We had some of the best
Chinese food of our lives in a place we would not have expected: a little working-class
town in mid-Pennsylvania, in a restaurant housed in a historical turn-of-the-century
home that was once a bed-and-breakfast. He
in Middletown, PA caters to the Chinese students attending the local branch of
Penn State University and it shows. The menu items are listed first in Chinese, then English; the
English descriptions are minimal. You sit at the table but order by smart phone;
the juxtaposition of high tech with the historical décor is amusing. “Moburgers”
are a type of sandwich which consist of braised
pork or cumin-spiced beef stuffed between pita-like flatbread. Both types were
good, and the cumin beef version was very reminiscent of Middle Eastern food to
me. Ants Go Marching was minced pork on slippery vermicelli noodles, savory and
comforting. Husband ordered the homestyle comfort-food eggs-and-tomatoes for
the table: the eggs were cooked as a single omelet rather than scrambled and doused
with a deliciously sweet sauce of tomatoes. My sister ordered her favorite, the
Spicy Noodle Soup. I tried it and can report that it is indeed spicy, and worth
the sinus-clearing spoonfuls: delightfully complex, spicy and greasy and savory
and good.
And then there were the hours
spent just holed up in my sister’s lovely home, watching all our children tear
through the house, giggling and shouting and playing their own mysterious,
impenetrable games. Drinking tea, and watching her husband cook (a foodie like
my own husband), eating and washing up and then eating more.

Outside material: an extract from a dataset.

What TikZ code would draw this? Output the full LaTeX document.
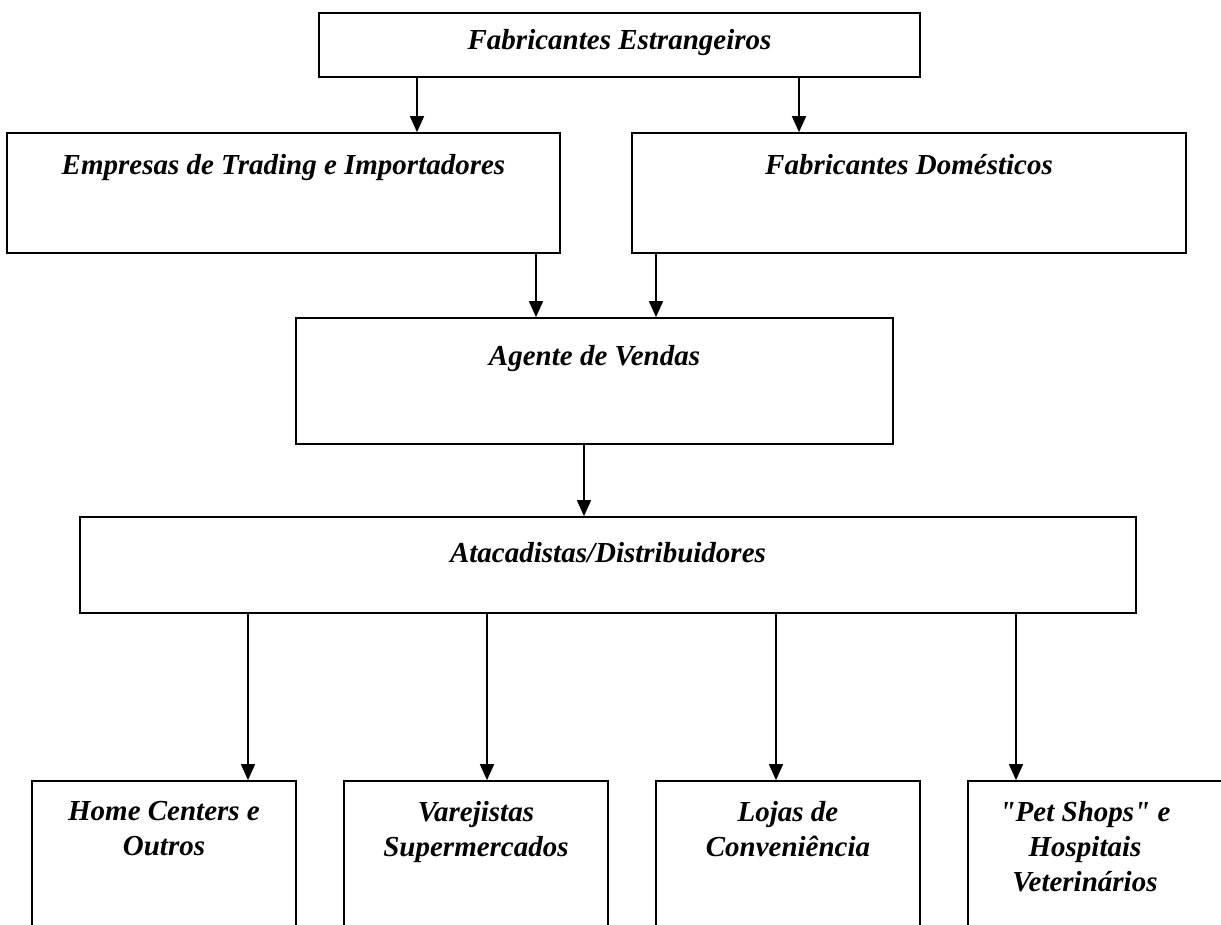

Roller skating in a little
mom-and-pop old roller rink (which was actually all of us just shuffling
around on skates near the walls, save Youngest Cousin who fearlessly just took
off across the rink). Fresh cake doughnuts at Duck Doughnuts, made-to-order and
glazed and topped with your choice of flavors. A trip to Midtown Scholar in
Harrisburg, a wonderful, sprawling independent bookstore housed in a series of
interconnected old buildings, one of which was once a cinema. My youngest
daughter got the best souvenir of the trip there, when she came across the beautiful
new omnibus edition of Ursula LeGuin’s entire Earthsea chronicles and stories, illustrated by Charles Vess. A
true doorstopper of a book, the size and weight of an old-time dictionary. She
had never read the Earthsea books before, although I’d mentioned them to her
and her sister. She was drawn first by the red dragon on the cover. I bought it
for her (and for myself, of course), and she devoured A Wizard of Earthsea and most of the Tombs of Atuan over the next two days. She is reading the last book
of the first Earthsea chronicles, The
Farthest Shore, even as I write this.
Just a few days to see and
explore and be with family.
And then back again across
that expanse of land, the open road. Service stations on the Ohio turnpike. Long
lines for gas, the food courts crowded, long lines before the Starbucks and Quizno’s
and other chain restaurants. All the mass of humanity on the move, returning
from Thanksgiving celebrations far and wide. All colors, all ethnicities, even
in the supposedly homogeneous “white” Midwest. All of us going home.